ホーク・ウォリアーが「欲しい」と言ってきた衝撃写真…ベテランカメラマンが追懐
1980年代を代表するタッグ「ロード・ウォリアーズ」
入場テーマ曲「IRON MAN」が鳴り響き、さっそうと花道を走ってリングに向かう〝暴走戦士〟ロード・ウォリアーズ。80年代を代表するタッグチームだった。
「シカゴのスラム街で育ち、飢えをしのぐためネズミを食べていた」。アニマルとホークのロード・ウォリアーズが、そんなあおり文句で全日本プロレスに初来日したのは、今から37年前の1985年(昭和60年)3月7日。
その特異なキャラクターはマンガでも扱われ、来日前から人気が爆発。成田空港のVIPルームでの来日会見にはプロレスマスコミに混じり一般週刊誌の記者やカメラマン50人以上が詰めかけた。
翌8日、千葉・船橋での来日第1戦の対戦相手はキラー・カーン&アニマル浜口のジャパン・プロレス勢。ホークが浜口をフライングショルダータックルで吹っ飛ばせば、アニマルはリフトアップスラム。一方的な展開でフィニッシュはアニマルがベアハッグで抱えた浜口に、ホークが2回ロープに飛んで勢いをつけてからダイビングラリアート。219秒で圧勝し、衝撃的な日本デビューを飾ったのだった。
衝撃写真!暴漢に襲われたホークの顔に30センチの傷
アニマルが背中を負傷して3年近く戦線を離脱していた時期、ホークは新日本プロレスの佐々木健介(ペイントをしてパワー・ウォリアー)と組み、「ヘルレイザーズ」として活躍した。

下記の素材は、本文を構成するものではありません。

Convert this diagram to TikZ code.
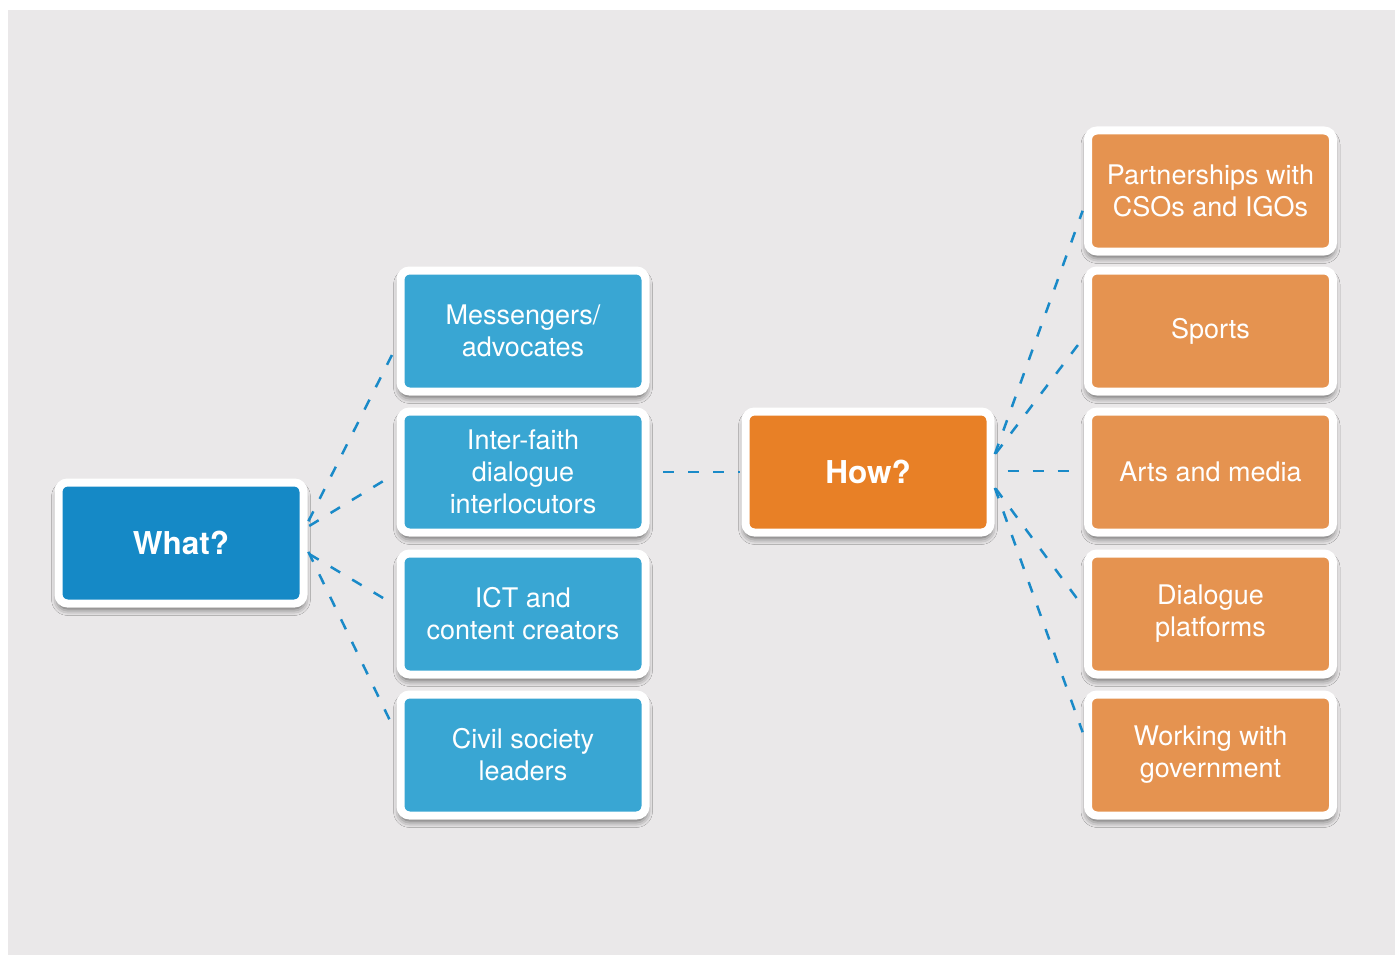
\documentclass[tikz,border=0pt]{standalone}
\usepackage{fontspec}
\setmainfont{TeX Gyre Heros}
\usepackage{tikz}
\usetikzlibrary{shadows.blur}
\usepackage{xcolor}
\definecolor{bgGray}{HTML}{EAE8E9}
\definecolor{whatBlue}{HTML}{1589C6}
\definecolor{whoBlue}{HTML}{39A6D3}
\definecolor{howOrange}{HTML}{E88026}
\definecolor{wayOrange}{HTML}{E59350}
\definecolor{linkBlue}{HTML}{1A8AC8}

\begin{document}
\begin{tikzpicture}[
  x=1pt, y=-1pt,
  every node/.style={font=\fontsize{27}{32}\selectfont, text=white},
  card/.style={draw=white, line width=8pt, rounded corners=9pt,
               minimum width=245pt, minimum height=121pt,
               inner sep=0pt, align=center,
               blur shadow={shadow xshift=0pt, shadow yshift=-5pt,
                            shadow blur radius=7pt, shadow opacity=70}},
  who/.style={card, fill=whoBlue},
  way/.style={card, fill=wayOrange},
  head/.style={card, font=\fontsize{31.5}{36}\selectfont\bfseries},
  link/.style={draw=linkBlue, line width=2.5pt, dash pattern=on 11pt off 14pt}
]
  \useasboundingbox (0,0) rectangle (1395,955);
  \fill[bgGray] (8,10) rectangle (1395,955);

  % the two questions
  \node[head, fill=whatBlue]  (what) at (181,543) {What?};
  \node[head, fill=howOrange] (how)  at (868,472) {How?};

  % what: the actors
  \node[who] (msg)   at (523,331) {Messengers/\\advocates};
  \node[who] (faith) at (523,472) {Inter-faith\\dialogue\\interlocutors};
  \node[who] (ict)   at (523,614) {ICT and\\content creators};
  \node[who] (civil) at (523,755) {Civil society\\leaders};

  % how: the channels
  \node[way] (partner)  at (1210.5,191) {Partnerships with\\CSOs and IGOs};
  \node[way] (sports)   at (1210.5,331) {Sports};
  \node[way] (arts)     at (1210.5,472) {Arts and media};
  \node[way] (dialogue) at (1210.5,614) {Dialogue\\platforms};
  \node[way] (govt)     at (1210.5,755) {Working with\\government};

  \draw[link, shorten <=2pt, shorten >=3.5pt] ([yshift=20pt]what.east)  -- ([yshift=-15pt]msg.west);
  \draw[link, shorten <=2pt, shorten >=3.5pt] ([yshift=16pt]what.east)  -- ([yshift=-1pt]faith.west);
  \draw[link, shorten <=2pt, shorten >=3.5pt] ([yshift=-10pt]what.east) -- ([yshift=8pt]ict.west);
  \draw[link, shorten <=2pt, shorten >=3.5pt] ([yshift=-7pt]what.east)  -- ([yshift=21pt]civil.west);

  \draw[link, shorten <=13.5pt, shorten >=1.5pt] (faith.east) -- (how.west);

  \draw[link, shorten <=1pt, shorten >=4pt] ([yshift=17pt]how.east)  -- ([yshift=-16pt]partner.west);
  \draw[link, shorten <=2pt, shorten >=3pt] ([yshift=17pt]how.east)  -- ([yshift=-6pt]sports.west);
  \draw[link, shorten <=13pt, shorten >=2pt] ([yshift=1pt]how.east) -- ([yshift=1pt]arts.west);
  \draw[link, shorten <=2pt, shorten >=2pt] ([yshift=-15pt]how.east) -- ([yshift=6pt]dialogue.west);
  \draw[link, shorten <=1pt, shorten >=4pt] ([yshift=-15pt]how.east) -- ([yshift=19pt]govt.west);
\end{tikzpicture}
\end{document}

このチーム名はファンから公募して決まったものだ。
健介とのIWGPタッグ王座防衛戦を3日後に控えた94年9月24日、愛知県体育館でホークの控室を訪ねた私は、その顔を見て仰天した。
左頬からアゴにかけて約30センチの傷。23日の深夜、暴漢に襲われ刃物で切られたという。「刃物には俺もかなわん」とうそぶいていたが、その傷痕は生々しかった。

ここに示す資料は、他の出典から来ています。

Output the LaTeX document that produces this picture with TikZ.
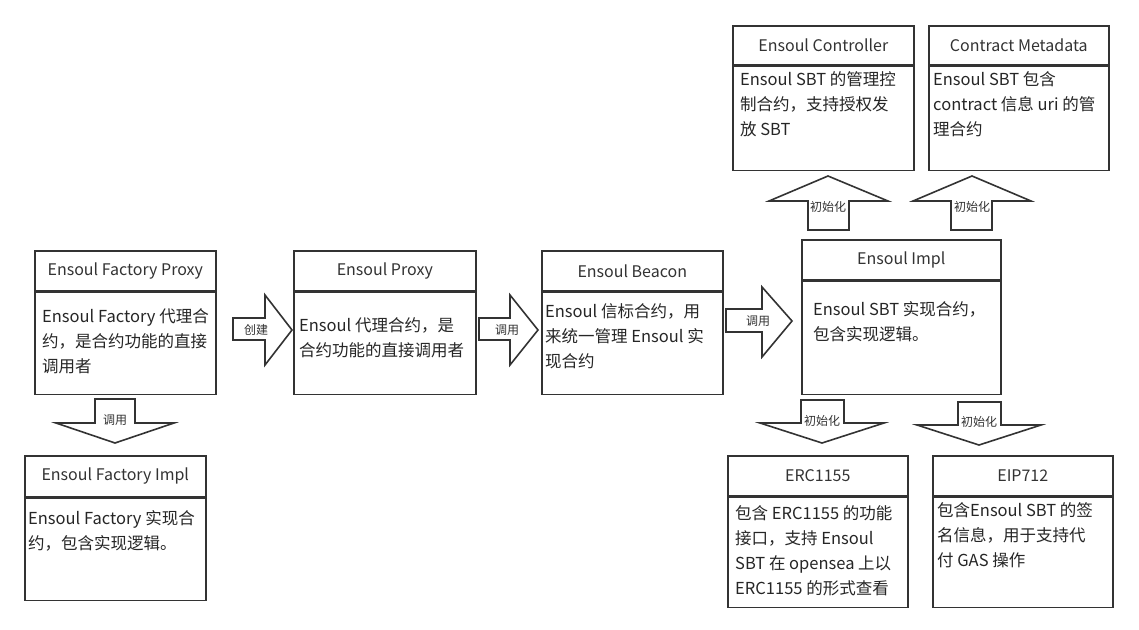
\documentclass[tikz,border=0pt]{standalone}
\usepackage{fontspec}
\setmainfont{Noto Sans CJK SC}
\usepackage{xcolor}
\usetikzlibrary{positioning}
\definecolor{edge}{HTML}{333333}
\tikzset{
  eHead/.style={draw=edge,line width=1.6pt,anchor=north west,inner sep=0pt,
        minimum height=40pt,font=\fontsize{16}{18}\selectfont,text=edge},
  eBody/.style={draw=edge,line width=1.6pt,anchor=north west,inner sep=0pt},
  eText/.style={align=left,inner sep=0pt,anchor=west,text=black!85,
        font=\fontsize{16.5}{25}\selectfont},
  eArrow/.style={draw=edge,line width=1.6pt,line join=miter,fill=white},
  eLabel/.style={inner sep=0pt,text=edge,font=\fontsize{12}{14}\selectfont},
}

\begin{document}
\begin{tikzpicture}[x=1pt,y=-1pt]
\fill[white] (0,0) rectangle (1139,629);
\useasboundingbox (0,0) rectangle (1139,629);
% boxes
\node[eHead,minimum width=181pt] (fp) at (34,250) {Ensoul Factory Proxy};
\node[eBody,minimum width=181pt,minimum height=102pt] (fpb) at (fp.south west) {};
\node[eHead,minimum width=181pt,minimum height=41pt] (fi) at (24,455) {Ensoul Factory Impl};
\node[eBody,minimum width=181pt,minimum height=102pt] (fib) at (fi.south west) {};
\node[eHead,minimum width=182pt] (px) at (293,250) {Ensoul Proxy};
\node[eBody,minimum width=182pt,minimum height=102pt] (pxb) at (px.south west) {};
\node[eHead,minimum width=181pt] (bc) at (541,250) {Ensoul Beacon};
\node[eBody,minimum width=181pt,minimum height=102pt] (bcb) at (bc.south west) {};
\node[eHead,minimum width=199pt] (im) at (801,239) {Ensoul Impl};
\node[eBody,minimum width=199pt,minimum height=113pt] (imb) at (im.south west) {};
\node[eHead,minimum width=181pt,minimum height=39pt] (ct) at (732,25) {Ensoul Controller};
\node[eBody,minimum width=181pt,minimum height=104pt] (ctb) at (ct.south west) {};
\node[eHead,minimum width=180pt,minimum height=39pt] (md) at (928,25) {Contract Metadata};
\node[eBody,minimum width=180pt,minimum height=104pt] (mdb) at (md.south west) {};
\node[eHead,minimum width=180pt] (erc) at (727,455) {ERC1155};
\node[eBody,minimum width=180pt,minimum height=110pt] (ercb) at (erc.south west) {};
\node[eHead,minimum width=180pt] (eip) at (932,455) {EIP712};
\node[eBody,minimum width=180pt,minimum height=110pt] (eipb) at (eip.south west) {};
% texts
\node[eText] (fpt) at (42,341) {Ensoul Factory 代理合\\约，是合约功能的直接\\调用者};
\node[eText] (fit) at (28,530.5) {Ensoul Factory 实现合\\约，包含实现逻辑。};
\node[eText] (pxt) at (299,337.5) {Ensoul 代理合约，是\\合约功能的直接调用者};
\node[eText] (bct) at (545,336) {Ensoul 信标合约，用\\来统一管理 Ensoul 实\\现合约};
\node[eText] (imt) at (813,321.5) {Ensoul SBT 实现合约，\\包含实现逻辑。};
\node[eText] (ctt) at (740,104) {Ensoul SBT 的管理控\\制合约，支持授权发\\放 SBT};
\node[eText] (mdt) at (933,104) {Ensoul SBT 包含\\contract 信息 uri 的管\\理合约};
\node[eText] (erct) at (735,550.5) {包含 ERC1155 的功能\\接口，支持 Ensoul\\SBT 在 opensea 上以\\ERC1155 的形式查看};
\node[eText] (eipt) at (937,535) {包含Ensoul SBT 的签\\名信息，用于支持代\\付 GAS 操作};
% block arrows
\draw[eArrow] (233,318) -- (265,318) -- (265,295) -- (292,330) -- (265,365) -- (265,340) -- (233,340) -- cycle;
\node[eLabel] (a1) at (256,330) {创建};
\draw[eArrow] (479,318) -- (510,318) -- (510,295) -- (538,330) -- (510,365) -- (510,340) -- (479,340) -- cycle;
\node[eLabel] (a2) at (507,330) {调用};
\draw[eArrow] (726,309) -- (762,309) -- (762,287) -- (792,321) -- (762,357) -- (762,332) -- (726,332) -- cycle;
\node[eLabel] (a3) at (758,321) {调用};
\draw[eArrow] (95,399) -- (135,399) -- (135,423) -- (174,423) -- (115,443) -- (56,423) -- (95,423) -- cycle;
\node[eLabel] (a4) at (115,420) {调用};
\draw[eArrow] (808,230) -- (849,230) -- (849,201) -- (888,201) -- (828,176) -- (769,201) -- (808,201) -- cycle;
\node[eLabel] (a5) at (828,207) {初始化};
\draw[eArrow] (951,230) -- (992,230) -- (992,201) -- (1031,201) -- (972,176) -- (913,201) -- (951,201) -- cycle;
\node[eLabel] (a6) at (972,207) {初始化};
\draw[eArrow] (801,400) -- (844,400) -- (844,423) -- (884,423) -- (822,443) -- (760,423) -- (801,423) -- cycle;
\node[eLabel] (a7) at (822,421) {初始化};
\draw[eArrow] (958,402) -- (1001,402) -- (1001,425) -- (1041,425) -- (979,445) -- (917,425) -- (958,425) -- cycle;
\node[eLabel] (a8) at (979,422) {初始化};
\end{tikzpicture}
\end{document}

東スポ紙面で連載していたタイガー服部レフェリーの「我がプロレス交遊録」で、後に事のいきさつが明かされた。ホークは酒場でイラン人と喧嘩になりボコボコにしたものの、怒った相手に刃物で首を斬りつけられたという。
この写真を撮ったとき、ホークは写真が欲しいと言ってきた。後日、私は試合前にホークの宿泊していたホテルを訪ねた。ホークは私が近づくと、一瞬、怪訝な表情を見せたが、写真を見るとたいそう喜んでくれた。
試合会場で渡してもよかったのだが、〝わざわざ訪ねてプレゼントした方がもらう人のありがたみが増す〟という先輩カメラマンからの教えを実行したのだが、確かにそうしたことで、私の顔を覚えてくれた。
ホークから飲みに誘われたが…
ホークとは、翌95年4月にアントニオ猪木が北朝鮮で「平和のための平壌国際体育・文化祝典」を開催したときに再会。
29日の試合後、ホークから「仕事が終ったらホテルのバーに来いよ。」とお誘いが…。ホテルは北朝鮮側が決めたホテルに、選手とマスコミが同宿していた。
猪木VSリック・フレアーの写真を電送して、その日の仕事が終了。バーではレスラーが盛り上がっているだろうな…(実際、新日本&全女軍団は大盛り上がりだったようだ)。私はなんとなく、気後れしてしまいお誘いをすっぽかしてしまった。
翌日、平壌大城山遊園地でのイベントで顔を合わせバツが悪かった。ホークの「なんで来なかったんだ?」という視線を痛いほど感じた。
さて、北朝鮮以後はホークと顔を合わせる機会はなかった。そして、そんなホークは03年、フロリダ州の自宅で心臓発作により46歳という若さで亡くなった。今日、10月19日はホークの命日になる。